Biafra is constitutional and must come! -

Leader of the Indigenous People of Biafra, IPOB, Mr. Nnamdi Kanu, on Wednesday, tackled the Acting President, Prof. Yemi Osinbajo, for declaring the Biafran agitation as unconstitutional. Kanu, in a world press conference he held through his team of lawyers in Abuja, maintained that Osinbajo’s view about Biafra was “patently misconceived and inherently faulty”, despite his rank as a Senior Advocate of Nigeria.



In a statement signed by his lawyer, Mr. Ifeanyi Ejiofor, Kanu, insisted that “extra judicial remarks” Osinbajo made before the Igbo Council of Traditional Rulers, in reference to Biafran agitation, was offensive to section 2 of the 1999 constitution, as amended.

The statement read in part: “We are presently drifting into the narrative that had hitherto kept our client in unlawful incarceration for 18 months, in clear breach of positive orders of court that directed for his unconditional release.

Unhealthy interference by the Executive Arm in the matter before the Court, vide pronouncements capable of putting fears in the court is a case in point.

“This is evident in the recent extra judicial remarks by the Acting President, clearly contained in his presentation before the Igbo Council of Traditional Rulers, that the agitation for Biafra is unconstitutional as it offends section 2 of the 1999 Constitution of the Federal Republic of Nigeria, as amended, 2011, and consequent threat of arrest and imprisonment of those that exercise their unquestionable and inalienable rights to self determination.

“This declaration is respectfully considered as not only provocative, and unacceptable, but a clear case of undue interference with judicial process, which have the capacity of distorting the mindset of the Judicial Officer seized of our client’s case.

“It is important to remind the Acting President that our client’s present political trial originated from his legitimate exercise of his constitutionally guaranteed rights to self determination as clearly provided for under extant laws, and international instruments/covenants.

“It is therefore reasonably expected that any of such extra judicial remarks, should not emanate from the revered office of the Acting President.

“With due reverence to the Acting President, and his rank as a Senior Advocate of Nigeria, we deem it obligatory to state the correct position of the law as it relates to his faulty position.

“We observed most respectfully that the learned silk made this remark in direct response to Quit Notice threats and ultimatum handed down to Igbos living in the Northern part of the counter, by a faceless and uninformed group, going by the name of Arewa Youths Consultative Forum.
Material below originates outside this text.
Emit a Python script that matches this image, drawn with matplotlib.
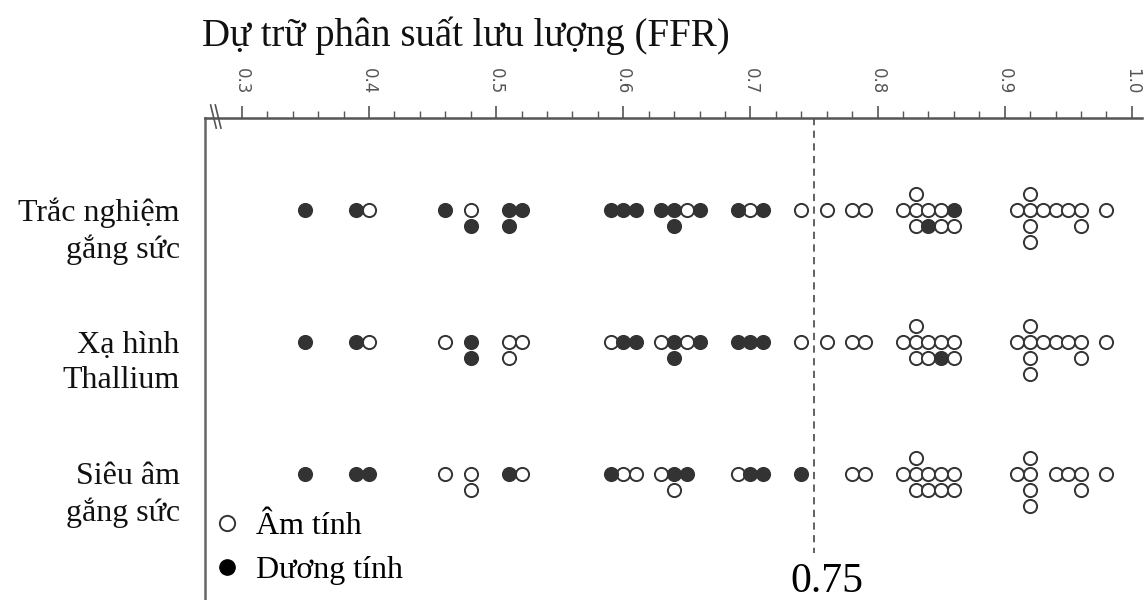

“But it most be noted very humbly that it is a mistake to equate the lawful and legitimate aspirations and agitations for Biafra with the lawful, illegal and illegitimate Quit Notice, and threat given to the Igbo People to leave the North by this group.

“We submit most humbly that the right to self determination, recognizable under various instruments which Nigeria is a State Party is clearly provided for under Article 20(1) of the African Charter on Human and Peoples Rights (Ratification and Enforcement) ( Act Cap 10) Laws of the Federation of Nigeria 1990.

“This law provides thus: Article 20 (1) ‘All Peoples shall have right to existence. They shall have the unquestionable and inalienable rights to self determination. They shall freely determine their political status and shall pursue their economic and social development according to the policy they have freely chosen’.

“The above law has been in force in our jurisdiction since 1990 having been ratified vide Ratification and Enforcement Act, Laws of Federation.

It is our respectful view that the declaration by the Acting President that Biafran agitation is unconstitutional, is with due respect patently misconceived and inherently faulty.

“It is on this note that we most respectfully call on the Acting President to be more circumspect in his further remarks as it relates to a substantive charge before the court. There is need for total restraint, from comments, pronouncements and declarations that have the effect of distorting the pendulum, one way or the other, particularly on this phantom criminal charge”.

Besides, Ejiofor who briefed newsmen alongside counsel to Kanu’s co-defendants, Chidiebere Onwudiwe, Benjamin Madubugwu, David Nwawuisi and Bright Chimezie, accused the federal government of deliberately stalling frustrating full-blown hearing on the treasonable felony charge against the defendants.

According to him, rather than to open its case on June 22, FG, served an amended five-count charge on the defendants, “in clear breach and violation of an order the court made on April 25, 2017, wherein his Lordship warned, that the court will not entertain further interlocutory application or process capable of delaying the trial”.

He alleged that FG joined the 5th defendant, Chimezie, in the case after a Federal High Court in Uyo, Akwa Ibom State had on May 24, not only ordered the Department of State Service to release him forthwith, but equally directed that he should be paid N5million as damages for his illegal detention.

Consequently, Kanu and his co-defendants, demanded an immediate withdrawal of the amended five-count charge against them, saying they have not committed any offence that is known to law.